A few children needed them too, but Sloan and her volunteers were ready.

“It’s always an exciting day, and very emotional,” said Sloan, who has spent all of her 33 teaching years at the Hillyard-area school.

Nearly all of those have been spent in the kindergarten classroom, where Sloan’s biggest job is helping her youngsters adjust to a new routine while creating an atmosphere that allows them to grow – socially, emotionally and academically.

For Sloan and other kindergarten teachers, the job is easier thanks to the state’s decision five years ago to require that districts offer full-day kindergarten in every elementary school.

It was a trendsetting decision. After decades of half-day kindergarten, Washington is the only state west of the Rockies and one of just 15 in the nation that mandates all-day kindergarten.

Reports show that when states offer full-day kindergarten as an option, many families take advantage: 35 states report that 70-89 percent of their students attend full-day kindergarten programs.

Half a decade later, Spokane Public Schools educators are grateful for the change.

“One of the things I like about the state of Washington is how they support their kids,” said Rona Williams, formerly the principal at Cooper and now the district’s director of elementary school support.

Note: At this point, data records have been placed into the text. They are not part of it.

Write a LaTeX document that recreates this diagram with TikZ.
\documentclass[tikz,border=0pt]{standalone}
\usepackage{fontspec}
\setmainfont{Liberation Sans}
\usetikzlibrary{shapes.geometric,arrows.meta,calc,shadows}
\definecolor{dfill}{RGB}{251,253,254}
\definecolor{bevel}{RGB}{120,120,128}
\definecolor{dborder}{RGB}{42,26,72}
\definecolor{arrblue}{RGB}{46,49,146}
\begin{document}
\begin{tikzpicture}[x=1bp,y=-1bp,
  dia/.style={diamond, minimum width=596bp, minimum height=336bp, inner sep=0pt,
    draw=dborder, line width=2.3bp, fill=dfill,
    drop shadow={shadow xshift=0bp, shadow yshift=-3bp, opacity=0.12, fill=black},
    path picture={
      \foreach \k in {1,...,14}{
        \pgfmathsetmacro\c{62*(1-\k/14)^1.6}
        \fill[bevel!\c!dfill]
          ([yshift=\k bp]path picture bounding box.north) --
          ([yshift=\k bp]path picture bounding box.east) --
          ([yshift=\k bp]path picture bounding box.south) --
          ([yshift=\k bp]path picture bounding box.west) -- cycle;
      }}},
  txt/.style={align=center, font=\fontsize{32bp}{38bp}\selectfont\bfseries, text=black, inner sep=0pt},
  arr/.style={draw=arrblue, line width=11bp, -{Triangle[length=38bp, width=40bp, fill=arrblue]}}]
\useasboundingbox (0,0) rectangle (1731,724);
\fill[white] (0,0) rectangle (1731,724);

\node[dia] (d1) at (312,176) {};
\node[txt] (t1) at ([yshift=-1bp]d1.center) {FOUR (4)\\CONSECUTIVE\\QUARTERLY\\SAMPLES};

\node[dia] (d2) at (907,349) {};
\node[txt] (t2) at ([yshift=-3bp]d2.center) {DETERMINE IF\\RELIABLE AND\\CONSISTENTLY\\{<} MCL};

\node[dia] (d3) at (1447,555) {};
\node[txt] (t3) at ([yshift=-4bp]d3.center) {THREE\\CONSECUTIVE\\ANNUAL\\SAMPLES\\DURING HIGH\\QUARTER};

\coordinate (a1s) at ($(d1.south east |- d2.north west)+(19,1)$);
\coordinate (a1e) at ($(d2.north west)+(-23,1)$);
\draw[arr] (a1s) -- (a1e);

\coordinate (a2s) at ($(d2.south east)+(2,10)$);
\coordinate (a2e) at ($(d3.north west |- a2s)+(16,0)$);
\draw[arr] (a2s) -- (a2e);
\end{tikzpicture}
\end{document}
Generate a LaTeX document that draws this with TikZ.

The district took it from there, establishing full-day kindergartens in some schools almost a decade ago and reaching 100 percent compliance in the fall of 2013.

During the transition, Williams said, “Teachers had a lot of time to process what it was going to look like. The hard part is the first time parents are away from the children.

Indeed, parents were anxious as they waited outside Cooper with their children before class.

“It’s going to be weird,” said Kelsi Holm, a stay-at-home mom who stood outside with husband Brett, fifth-grade daughter Elli and 5-year-old son Riley.

“I’ll be on my phone all day, waiting, just in case,” Holm said.

Even through their tears, parents can take heart that the kindergarten experience is better than ever.

“There’s a belief set in our schools that full-day kindergarten is a positive thing for our students,” said Adam Swinyard, the district’s chief academic officer. “It’s something we’ve made a priority.”

For Sloan, that means more opportunities that half-day kindergarten didn’t offer: dedicated time for music, science, the library and physical education.

“Everything is more impactful because we have them longer,” Sloan said.

The biggest payoff is a better prepared first-grader. Studies indicate that on average, children in full-day programs gain more than 12 percent in reading assessments and 10 percent in math over peers from half-day kindergarten.

The benefits may be greater for low-income children who may not have had previous access to a school environment. For them, full-day kindergarten offers a better chance to catch up with peers.

“We have more kids leaving kindergarten that are much more prepared, because there’s so much support in the district,” Williams said.

Critics of full-day kindergarten contend that too much structure inhibits child-led play.

“Young children work hard at play,” the Alliance for Childhood argued in a national report in 2009. According to the nonprofit children in all-day programs can spend “four to six times as much time in literacy and math instruction as in unstructured activities.”

The key, Sloan said, is to maintain the fun while holding to the academic structure.

Citing kindergartners’ short attention spans, “I like to change things up a lot,” Sloan said.

So does the district, which teaches students to socialize as well as memorize.

A typical day begins with a class meeting, and lessons in reading, writing, language, math, social studies and science are broken up with activities.

For some youngsters – especially those who haven’t been to preschool – the switch too all-day kindergarten can be jarring.

Swinyard points out that the transition is only slightly more abrupt than moving into middle school, high school or college.

As the new kindergartners filed into class, Cooper principal Katie Stone appreciated the scene.

A former elementary teacher, Stone contends that students exposed to full-day kindergarten are “100 percent better off because they know how a full day is run.”

“They can see what the first-graders do and what they’re aiming for,” Stone said.